What you will do:
Retype each line of the listing below, from the first through the one holding "const STRETCH = 1.2", with no other lines.
**********
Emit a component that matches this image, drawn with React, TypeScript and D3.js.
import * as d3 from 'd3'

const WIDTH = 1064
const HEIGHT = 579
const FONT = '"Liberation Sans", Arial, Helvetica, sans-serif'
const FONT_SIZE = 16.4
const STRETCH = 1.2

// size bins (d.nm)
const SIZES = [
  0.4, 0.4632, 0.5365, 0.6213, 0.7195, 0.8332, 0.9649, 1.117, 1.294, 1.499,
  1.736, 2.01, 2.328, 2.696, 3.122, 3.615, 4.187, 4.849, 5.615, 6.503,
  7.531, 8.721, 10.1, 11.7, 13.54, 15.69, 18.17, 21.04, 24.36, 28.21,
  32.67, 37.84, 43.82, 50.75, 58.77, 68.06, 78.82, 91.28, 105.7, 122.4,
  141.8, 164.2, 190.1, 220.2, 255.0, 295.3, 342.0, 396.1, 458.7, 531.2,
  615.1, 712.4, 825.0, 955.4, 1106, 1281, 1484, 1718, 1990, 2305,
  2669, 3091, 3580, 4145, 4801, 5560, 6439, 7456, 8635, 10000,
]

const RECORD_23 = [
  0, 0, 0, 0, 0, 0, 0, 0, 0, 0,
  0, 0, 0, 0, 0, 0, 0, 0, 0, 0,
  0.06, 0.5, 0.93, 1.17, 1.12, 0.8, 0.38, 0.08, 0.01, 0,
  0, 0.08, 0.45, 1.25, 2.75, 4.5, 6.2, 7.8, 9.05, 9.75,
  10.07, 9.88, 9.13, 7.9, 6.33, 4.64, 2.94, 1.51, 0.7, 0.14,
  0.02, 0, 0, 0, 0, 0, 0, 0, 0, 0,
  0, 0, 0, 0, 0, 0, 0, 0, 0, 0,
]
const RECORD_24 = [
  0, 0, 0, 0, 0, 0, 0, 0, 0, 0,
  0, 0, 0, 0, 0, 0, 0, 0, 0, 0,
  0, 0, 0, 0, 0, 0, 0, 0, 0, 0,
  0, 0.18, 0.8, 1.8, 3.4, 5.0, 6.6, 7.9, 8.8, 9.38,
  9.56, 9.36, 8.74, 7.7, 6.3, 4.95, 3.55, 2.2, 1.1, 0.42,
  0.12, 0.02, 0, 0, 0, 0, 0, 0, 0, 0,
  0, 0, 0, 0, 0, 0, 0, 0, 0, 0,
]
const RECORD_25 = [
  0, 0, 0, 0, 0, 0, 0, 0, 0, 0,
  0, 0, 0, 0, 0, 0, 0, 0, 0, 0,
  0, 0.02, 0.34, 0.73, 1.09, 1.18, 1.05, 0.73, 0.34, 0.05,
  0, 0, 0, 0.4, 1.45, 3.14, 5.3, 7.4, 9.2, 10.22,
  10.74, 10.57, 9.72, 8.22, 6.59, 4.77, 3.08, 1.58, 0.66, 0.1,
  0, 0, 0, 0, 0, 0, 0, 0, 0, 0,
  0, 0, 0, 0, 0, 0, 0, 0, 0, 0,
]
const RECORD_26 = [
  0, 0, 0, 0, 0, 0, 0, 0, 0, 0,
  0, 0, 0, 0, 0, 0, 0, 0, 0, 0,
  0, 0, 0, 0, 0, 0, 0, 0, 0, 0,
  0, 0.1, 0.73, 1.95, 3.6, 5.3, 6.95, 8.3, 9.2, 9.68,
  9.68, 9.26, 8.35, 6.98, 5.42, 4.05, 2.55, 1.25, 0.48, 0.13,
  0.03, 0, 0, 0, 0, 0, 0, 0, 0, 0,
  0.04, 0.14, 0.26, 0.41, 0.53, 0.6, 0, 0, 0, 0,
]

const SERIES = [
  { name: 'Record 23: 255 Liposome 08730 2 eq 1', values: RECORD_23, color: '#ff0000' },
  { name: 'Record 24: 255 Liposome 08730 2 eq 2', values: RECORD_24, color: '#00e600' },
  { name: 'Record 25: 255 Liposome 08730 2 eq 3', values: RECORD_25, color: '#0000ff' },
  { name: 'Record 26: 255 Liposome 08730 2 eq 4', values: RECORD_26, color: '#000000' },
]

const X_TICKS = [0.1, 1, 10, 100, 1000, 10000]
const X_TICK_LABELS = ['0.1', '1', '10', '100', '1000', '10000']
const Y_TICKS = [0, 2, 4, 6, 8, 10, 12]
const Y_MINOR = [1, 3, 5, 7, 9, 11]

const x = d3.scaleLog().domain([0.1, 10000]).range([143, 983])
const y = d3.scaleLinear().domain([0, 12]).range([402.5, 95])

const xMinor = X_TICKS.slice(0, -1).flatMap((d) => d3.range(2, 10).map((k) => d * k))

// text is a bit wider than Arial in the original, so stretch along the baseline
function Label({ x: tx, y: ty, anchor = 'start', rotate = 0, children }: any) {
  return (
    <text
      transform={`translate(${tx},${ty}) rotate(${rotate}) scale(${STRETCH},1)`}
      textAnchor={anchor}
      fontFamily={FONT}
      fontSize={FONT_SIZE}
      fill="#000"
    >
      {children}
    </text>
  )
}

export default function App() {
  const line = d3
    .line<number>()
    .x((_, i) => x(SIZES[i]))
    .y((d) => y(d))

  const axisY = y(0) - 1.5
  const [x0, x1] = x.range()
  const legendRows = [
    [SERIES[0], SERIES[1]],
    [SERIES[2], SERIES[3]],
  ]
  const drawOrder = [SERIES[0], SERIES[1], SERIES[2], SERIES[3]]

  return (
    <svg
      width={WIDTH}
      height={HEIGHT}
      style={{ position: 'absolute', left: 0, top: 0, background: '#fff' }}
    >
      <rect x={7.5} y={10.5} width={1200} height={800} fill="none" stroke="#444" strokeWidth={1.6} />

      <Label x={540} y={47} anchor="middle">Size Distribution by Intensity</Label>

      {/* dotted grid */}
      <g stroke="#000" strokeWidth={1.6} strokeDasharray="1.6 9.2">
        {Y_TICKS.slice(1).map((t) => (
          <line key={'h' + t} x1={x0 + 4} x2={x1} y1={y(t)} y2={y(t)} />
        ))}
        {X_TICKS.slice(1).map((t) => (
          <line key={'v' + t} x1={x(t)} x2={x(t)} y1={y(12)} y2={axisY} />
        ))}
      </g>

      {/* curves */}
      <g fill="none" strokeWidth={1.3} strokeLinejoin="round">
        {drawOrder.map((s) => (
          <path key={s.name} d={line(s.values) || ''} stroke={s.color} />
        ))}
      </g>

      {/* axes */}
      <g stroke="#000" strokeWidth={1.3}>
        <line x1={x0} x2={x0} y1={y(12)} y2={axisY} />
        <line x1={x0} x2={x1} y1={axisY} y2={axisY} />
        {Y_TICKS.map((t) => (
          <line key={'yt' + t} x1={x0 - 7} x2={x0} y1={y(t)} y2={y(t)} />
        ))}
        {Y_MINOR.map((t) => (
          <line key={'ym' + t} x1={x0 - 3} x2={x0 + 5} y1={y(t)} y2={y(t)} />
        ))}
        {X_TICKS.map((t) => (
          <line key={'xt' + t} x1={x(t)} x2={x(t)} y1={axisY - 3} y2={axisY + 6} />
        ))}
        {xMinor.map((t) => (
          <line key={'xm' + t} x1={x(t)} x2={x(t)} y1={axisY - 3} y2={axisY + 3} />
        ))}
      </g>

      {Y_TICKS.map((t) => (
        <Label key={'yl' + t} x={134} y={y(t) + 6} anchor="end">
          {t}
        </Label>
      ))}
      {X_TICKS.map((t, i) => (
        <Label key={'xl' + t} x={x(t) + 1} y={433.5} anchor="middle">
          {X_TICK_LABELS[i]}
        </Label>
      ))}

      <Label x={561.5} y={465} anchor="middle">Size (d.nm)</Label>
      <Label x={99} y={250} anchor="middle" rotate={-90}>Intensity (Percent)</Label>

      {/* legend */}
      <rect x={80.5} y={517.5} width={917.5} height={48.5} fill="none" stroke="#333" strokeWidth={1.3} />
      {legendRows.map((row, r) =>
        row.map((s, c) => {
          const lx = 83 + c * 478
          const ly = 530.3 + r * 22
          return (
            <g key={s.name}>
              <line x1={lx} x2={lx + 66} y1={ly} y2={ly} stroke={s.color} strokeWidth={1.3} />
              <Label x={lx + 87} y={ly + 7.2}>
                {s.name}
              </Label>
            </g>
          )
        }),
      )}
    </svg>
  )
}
**********
Output of the exercise:
Emit a component that matches this image, drawn with React, TypeScript and D3.js.
import * as d3 from 'd3'

const WIDTH = 1064
const HEIGHT = 579
const FONT = '"Liberation Sans", Arial, Helvetica, sans-serif'
const FONT_SIZE = 16.4
const STRETCH = 1.2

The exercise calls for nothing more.